Pasará mucho tiempo antes de que vuelva a haber un marco tan favorable para que el pacto sea posible. Lo que exige a cada parte tener muy claro lo que la otra no puede ceder en ningún caso, para ceñirse al que sí es susceptible de negociación, que es mucho. Ahora bien, esto no significa que la forma como se ha planteado de entrada la negociación sea, ni de lejos, la mejor. Veamos:

El presidente Sánchez intenta negociar sobre cuarenta y cuatro temas concretos (política de cosas), pero el presidente Torra pretende desviar estas cuestiones a la estatutaria comisión bilateral Estado-Generalitat, por lo que la mesa de diálogo principal -la que concentrará la atención mediática- se ciña sólo a los grandes temas que el independentismo quiere mantener electoralmente vivos, aunque sepa que son inalcanzables. Lo que los rupturistas quieren -pero no Esquerra- es situar bajo el foco mediático el referéndum de autodeterminación, la amnistía y la presencia de un relator que confiera a las conversaciones un perfil de interlocución de tú a tú entre dos gobiernos soberanos. Buscan, de esta manera, asegurar la fidelidad de sus seguidores creando la ilusión de que el proyecto está vivo, aunque se trate de un movimiento circular, lleno de retrocesos, desencantos y renuncias.

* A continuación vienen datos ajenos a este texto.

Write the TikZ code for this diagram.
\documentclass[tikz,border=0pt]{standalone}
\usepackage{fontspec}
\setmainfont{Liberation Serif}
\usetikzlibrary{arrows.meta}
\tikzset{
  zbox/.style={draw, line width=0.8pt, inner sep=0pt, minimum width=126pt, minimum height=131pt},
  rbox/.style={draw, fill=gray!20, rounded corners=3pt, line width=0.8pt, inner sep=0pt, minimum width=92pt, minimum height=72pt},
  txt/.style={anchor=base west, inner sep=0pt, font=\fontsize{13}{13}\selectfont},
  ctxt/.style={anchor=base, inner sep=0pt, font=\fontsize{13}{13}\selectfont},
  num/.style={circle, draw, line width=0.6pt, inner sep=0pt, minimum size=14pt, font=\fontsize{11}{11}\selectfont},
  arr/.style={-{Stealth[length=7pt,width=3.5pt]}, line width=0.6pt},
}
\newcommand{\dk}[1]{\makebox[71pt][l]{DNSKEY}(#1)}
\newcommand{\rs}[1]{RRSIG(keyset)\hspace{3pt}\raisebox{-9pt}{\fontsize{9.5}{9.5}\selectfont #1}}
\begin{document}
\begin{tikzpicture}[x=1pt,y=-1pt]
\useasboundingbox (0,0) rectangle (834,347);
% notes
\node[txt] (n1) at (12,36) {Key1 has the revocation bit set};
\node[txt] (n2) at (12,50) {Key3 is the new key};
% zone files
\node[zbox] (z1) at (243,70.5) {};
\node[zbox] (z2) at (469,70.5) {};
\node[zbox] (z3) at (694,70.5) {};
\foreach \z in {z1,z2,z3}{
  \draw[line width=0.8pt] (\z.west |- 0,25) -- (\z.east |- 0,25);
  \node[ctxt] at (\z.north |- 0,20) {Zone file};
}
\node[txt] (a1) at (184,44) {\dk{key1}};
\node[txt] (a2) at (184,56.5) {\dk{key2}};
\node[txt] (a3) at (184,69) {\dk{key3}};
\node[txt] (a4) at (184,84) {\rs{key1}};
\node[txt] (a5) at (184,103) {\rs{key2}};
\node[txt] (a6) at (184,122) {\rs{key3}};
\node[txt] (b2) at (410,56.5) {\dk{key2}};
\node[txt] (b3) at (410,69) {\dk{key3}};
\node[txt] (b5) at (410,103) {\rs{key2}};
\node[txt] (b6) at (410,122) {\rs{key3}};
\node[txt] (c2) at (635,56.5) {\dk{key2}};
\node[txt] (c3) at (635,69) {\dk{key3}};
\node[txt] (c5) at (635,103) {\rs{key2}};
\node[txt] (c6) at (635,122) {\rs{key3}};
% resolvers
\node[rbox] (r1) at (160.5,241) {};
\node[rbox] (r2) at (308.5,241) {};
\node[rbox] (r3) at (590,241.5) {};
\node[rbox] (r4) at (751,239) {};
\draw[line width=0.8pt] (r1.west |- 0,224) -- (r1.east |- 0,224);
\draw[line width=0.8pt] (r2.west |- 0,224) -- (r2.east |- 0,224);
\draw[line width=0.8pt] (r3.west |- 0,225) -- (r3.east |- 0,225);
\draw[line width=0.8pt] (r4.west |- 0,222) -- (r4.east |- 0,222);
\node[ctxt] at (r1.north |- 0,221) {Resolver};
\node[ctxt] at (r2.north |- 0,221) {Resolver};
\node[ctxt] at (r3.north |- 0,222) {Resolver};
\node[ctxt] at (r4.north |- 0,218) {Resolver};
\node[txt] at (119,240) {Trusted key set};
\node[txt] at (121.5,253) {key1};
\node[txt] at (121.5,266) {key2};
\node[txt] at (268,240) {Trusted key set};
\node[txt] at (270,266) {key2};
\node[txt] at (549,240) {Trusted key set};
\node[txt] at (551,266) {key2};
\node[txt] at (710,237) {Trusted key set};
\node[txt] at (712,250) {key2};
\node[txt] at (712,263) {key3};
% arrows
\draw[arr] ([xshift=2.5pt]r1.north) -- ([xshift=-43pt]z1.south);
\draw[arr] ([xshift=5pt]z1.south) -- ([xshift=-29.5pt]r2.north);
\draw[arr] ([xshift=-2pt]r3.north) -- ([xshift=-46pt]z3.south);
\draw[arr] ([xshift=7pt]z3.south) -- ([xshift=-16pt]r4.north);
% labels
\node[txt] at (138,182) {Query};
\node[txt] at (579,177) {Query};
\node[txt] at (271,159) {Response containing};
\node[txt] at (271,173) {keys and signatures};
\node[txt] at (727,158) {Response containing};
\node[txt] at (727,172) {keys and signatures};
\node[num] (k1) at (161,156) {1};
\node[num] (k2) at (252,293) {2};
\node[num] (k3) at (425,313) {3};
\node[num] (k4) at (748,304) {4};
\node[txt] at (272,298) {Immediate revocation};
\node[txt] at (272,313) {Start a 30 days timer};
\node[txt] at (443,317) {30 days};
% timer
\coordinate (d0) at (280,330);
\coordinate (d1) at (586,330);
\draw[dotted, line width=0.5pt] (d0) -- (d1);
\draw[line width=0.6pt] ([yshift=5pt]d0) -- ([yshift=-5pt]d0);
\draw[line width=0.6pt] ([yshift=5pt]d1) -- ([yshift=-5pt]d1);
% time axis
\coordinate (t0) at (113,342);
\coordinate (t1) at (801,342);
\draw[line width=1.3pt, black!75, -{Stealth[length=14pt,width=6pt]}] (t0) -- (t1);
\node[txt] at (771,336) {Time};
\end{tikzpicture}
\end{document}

Dado que corresponde al presidente Torra la iniciativa de convocar elecciones, si la comisión bilateral encargada de las políticas concretas estuviera ya activada, su mera existencia podría servir para compensar la prolongada esterilidad del Gobierno, su incapacidad para gobernar y tomar decisiones que mejoren la vida de todos los catalanes: inversiones, transferencias y cumplimientos pendientes. Es decir, todo lo que el Gobierno no ha hecho durante estos años. Y, de este modo, si consigue algo, caja !, y si no, bingo !: será una manifestación más del maltrato histórico.

Una negociación así concebida reforzaría, en caso de consumarse, una de las corrientes del independentismo, integrado por aquellas personas que, sin perjuicio de una difusa aspiración sentimental a la independencia, no son, de hecho, independentistas, pero piensan que sólo se conseguirán resultados tangibles del Gobierno mediante una negociación dura enfrentada bajo esta amenaza.

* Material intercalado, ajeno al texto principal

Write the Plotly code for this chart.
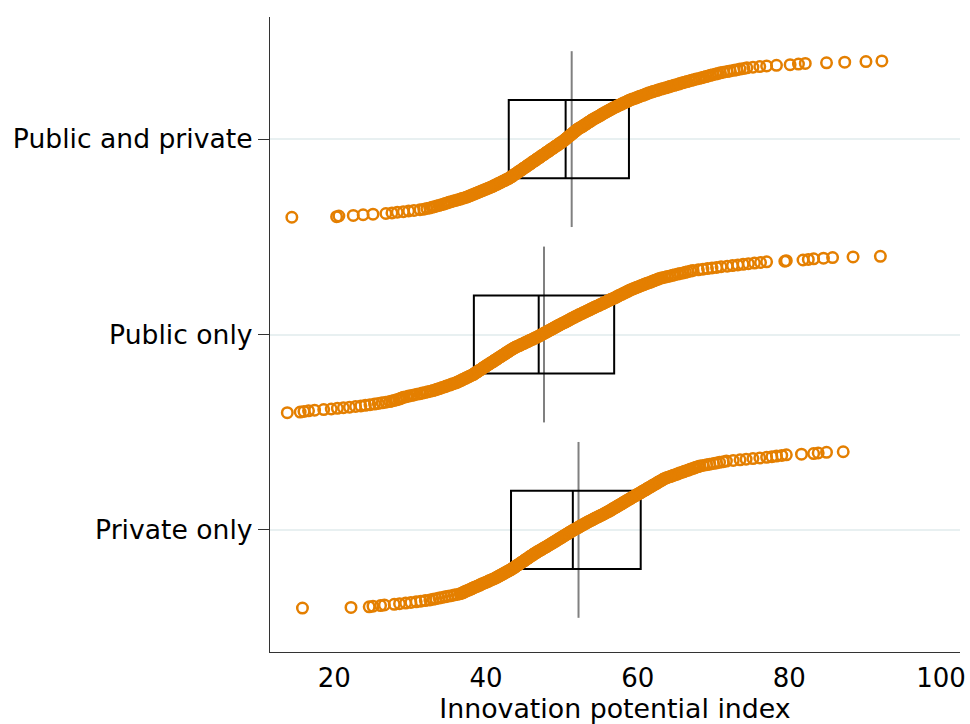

Además, esta negociación conferiría al independentismo la ventaja de aceptar como una realidad cierta lo que no pasa de ser la entelequia independentista más querida: que el independentismo representa toda Cataluña, todo el pueblo catalán. El diálogo se desarrollaría sólo con un Gobierno de la Generalitat que, como el actual, practica, explícitamente y tercamente, la exclusión del otro. Una parte del país se impondría ante la otra.

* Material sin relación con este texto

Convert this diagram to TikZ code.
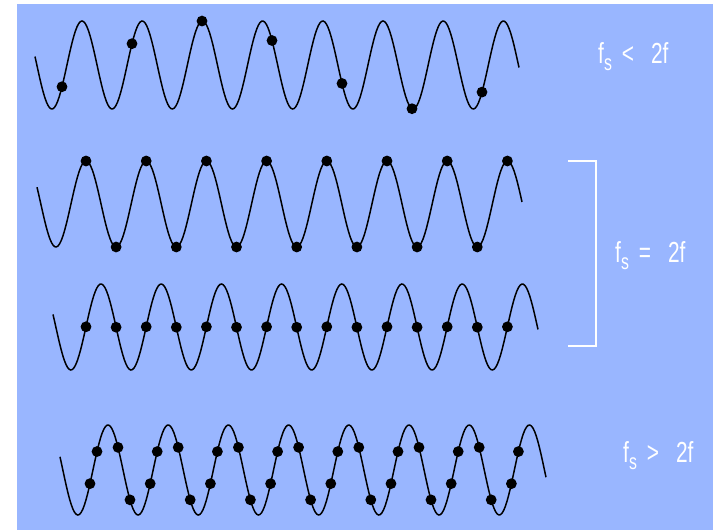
\documentclass[tikz,border=0pt]{standalone}
\usepackage{fontspec}
\newfontfamily\lblfont[FakeStretch=0.72]{Liberation Sans}
\definecolor{panelblue}{RGB}{153,182,255}
\newcommand{\fsrel}[1]{{\lblfont\fontsize{29}{31}\selectfont f\raisebox{-7pt}{\fontsize{22}{22}\selectfont s}\hspace{10pt}#1\hspace{17pt}2f}}

\begin{document}
\begin{tikzpicture}[x=1pt,y=-1pt,
    wave/.style={line width=1.5pt,black},
    sample/.style={fill=black},
    ratelabel/.style={white,anchor=base west,inner sep=0pt},
    declare function={sig(\t,\c,\a,\p)=\c-\a*cos(5.98*(\t-\p));}]
        % Background
        \useasboundingbox (0,0) rectangle (723,530);
        \fill[white] (0,0) rectangle (723,530);
        \fill[panelblue] (17,4) rectangle (713,530);

        % Wave 1 : fs < 2f
        \draw[wave] plot[domain=35:519,samples=300] (\x,{sig(\x,65,44,82)});
        \foreach \s in {62,132,...,482}
          \fill[sample] (\s,{sig(\s,65,44,82)}) circle (5.4pt);

        % Wave 2 : fs = 2f, samples on peaks
        \draw[wave] plot[domain=37:522,samples=300] (\x,{sig(\x,204,43,86)});
        \foreach \k in {0,...,14}
          \fill[sample] ({86+30.1*\k},{sig(86+30.1*\k,204,43,86)}) circle (5.4pt);

        % Wave 3 : fs = 2f, samples on zeros
        \draw[wave] plot[domain=53:538,samples=300] (\x,{sig(\x,327,43,101)});
        \foreach \k in {0,...,14}
          \fill[sample] ({86+30.1*\k},{sig(86+30.1*\k,327,43,101)}) circle (5.4pt);

        % Wave 4 : fs > 2f
        \draw[wave] plot[domain=60:546,samples=300] (\x,{sig(\x,470,45,108)});
        \foreach \k in {0,...,7}
          \foreach \d in {-18,-11}
            \fill[sample] ({108+60.2*\k+\d},{sig(108+60.2*\k+\d,470,45,108)}) circle (5.4pt);
        \foreach \k in {0,...,6}
          \foreach \d in {10,22}
            \fill[sample] ({108+60.2*\k+\d},{sig(108+60.2*\k+\d,470,45,108)}) circle (5.4pt);

        % Bracket
        \coordinate (brTop) at (596,161);
        \coordinate (brBot) at (596,346);
        \draw[white,line width=1.5pt] (568,161) -- (brTop) -- (brBot) -- (568,346);

        % Labels
        \node[ratelabel] (lblLess) at (598,63) {\fsrel{<}};
        \node[ratelabel] (lblEq) at (615,262) {\fsrel{=}};
        \node[ratelabel] (lblMore) at (623,462) {\fsrel{>}};
      \end{tikzpicture}
\end{document}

Evitar estas disfunciones no es tarea fácil, pero la dificultad se convierte insalvable cuando se parte de la idea de que el motor fundamental de la negociación -su prioridad- no es la apertura de un diálogo transaccional sobre las grandes cuestiones -misión de Estado -, sino sólo asegurar la estabilidad del Gobierno central aprobando los presupuestos. Si el escenario es este, puede que el independentismo supere el 50% de los votos en las próximas elecciones al Parlamento, con todo lo que ello representaría, y no tanto por el aumento de sus electores, como por la desmovilización de quienes no quieren la independencia y se sentirían abandonados. Además, también se daría quizá un aumento del voto a Vox, sorprendente por su dimensión. No es fácil evitar que esto ocurra, pero puede dibujarse una respuesta con dos exigencias: una, la agrupación del voto catalanista de centro, con el decidido apoyo de una parte de la sociedad civil; con su dispersión, el mal resultado está cantado. La segunda condición pasa por articular una fórmula que implique, también y directamente, toda la sociedad civil (no sólo la independentista) en el proceso negociador. Esta solución puede adoptar diversas formulaciones, desde incorporar una representación en la mesa de negociación, cuestión sin duda difícil, hasta abrir un diálogo con los partidos no representados y las entidades de más representatividad de la sociedad civil.

Pasará mucho tiempo antes de que vuelva a haber un marco tan favorable para que el pacto sea posible.